Salesforce (CRM) -) shares surged higher in pre-market trading after the cloud-focused client software group posted stronger-than-expected second quarter earnings and boosted its full-year revenue guidance.
Salesforce said earnings for the three months ending in July, its fiscal second quarter rose 78% from last year to $2.12 per share, firmly topping Street forecasts of a $1.90 tally. Group revenues were also impressive, rising 11.4% to $8.6 billion, just ahead of analysts' estimates of an $8.53 billion top line.
Looking into the back half of the year, Salesforce said it sees revenues in the region of $34.7 billion to $34.8 billion, modestly higher than its May forecast, with operating margins improving to 30% from 28%. Current quarter revenues were forecast between $8.7 billion and $8.72 billion.
Salesforce also linked its upgraded revenue forecasts to its long-running investments in AI, which the group has devoted $20 billion in research and development over the past seven years.
"No CRM platform on the planet is better positioned than Salesforce," CEO Marc Benioff told investors on a conference call late Wednesday. "To use this amazing Salesforce and business data to fuel the AI-powered applications, because of this architecture, it's very easy for our customers to set up and just go."
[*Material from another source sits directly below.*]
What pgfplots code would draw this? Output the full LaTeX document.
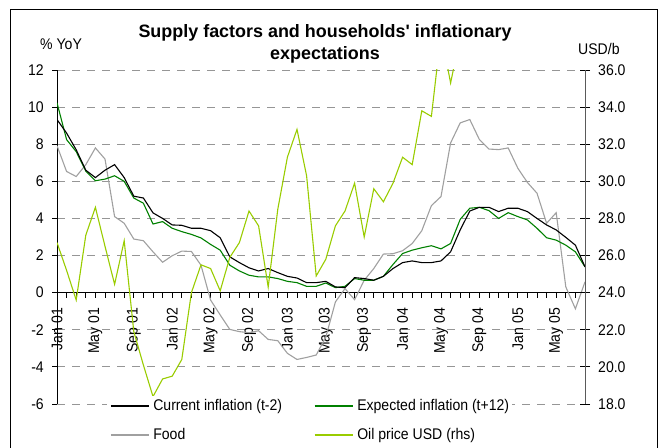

"And our Data Cloud is so deeply integrated as part of this core metadata architecture, it's allowing our customers to quickly action all of their data from any source without the costly integration project necessary with stand-alone data warehouses and data lakes that they've been forced to buy," he added. "We're moving our customers from having islands of data to having a single source of truth for all of their data."
Salesforce shares, a Dow component, were marked 5.8% higher in pre-market trading to indicate an opening bell price of $227.45 each.